In a way, we know everything that we need to know

about our salvation, but still we live with a lot of unknowns on how God is working salvation out for us until Jesus comes again.

Not to say I’m getting my theology from a movie that is meant more for fun than to give a teaching on faith, but the ending of “Oh, God!” has John Denver’s character meeting God for the last time and gives us something to think about how God is working in our lives.

George Burns as God tells the man that he did a good job in getting the word out. John Denver’s character says, “That is great, but I’m without a job.

God says something about how there are other grocery stores and other cities. This remark seems like God is aloof that He doesn’t really care all that much.

For a feel-good movie, I expect a happy ending with everything tied up in a nice bow. I want God to give John Denver’s character even a better job for his help.
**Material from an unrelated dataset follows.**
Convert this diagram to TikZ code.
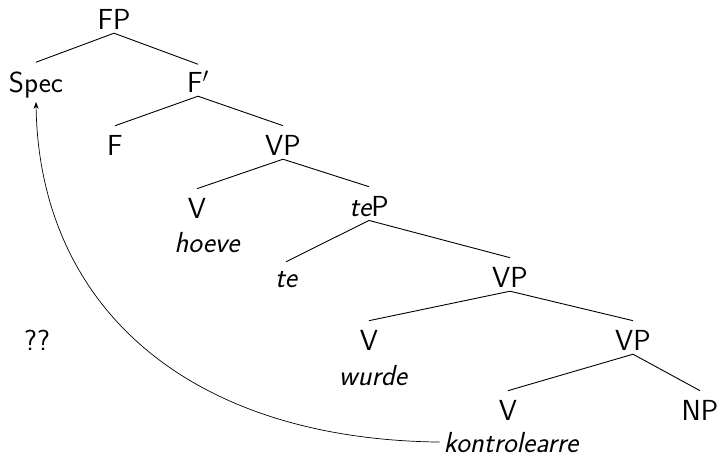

Again, the movie is not a serious place to get doctrine. But, if you’ve been paying attention to the message of the movie, at the end, even with some loose strings, we get a feeling that John Denver’s character is going to more than okay.

As we go into this year of 2021, we know its going to be different in many ways.

We don’t have all the answers, but we are not to live with knowing everything. For in this world, we live by faith in a God who cares for us in Christ

In knowing enough of the story of salvation, we know that God gives us everything from our needs of every day like we pray in the Lord’s Prayer to the day when we reach eternal life like we recite in the creeds.

For now, the best that we can do is not to be forgetting to remember the “unsearchable riches in Christ.”

Although we can never get to the bottom or top of God’s riches in Christ, it’s a good exercise of faith to keep trying.

In this new year of 2021, let’s keep the tenses of faith progressive-let’s keep believing, keep trying, keep doing, keep seeking, keep praying, keep showing up, keep moving forward in hope, and keep not forgetting to remember what we have in Christ, which is always so much then we need in every present moment of any year.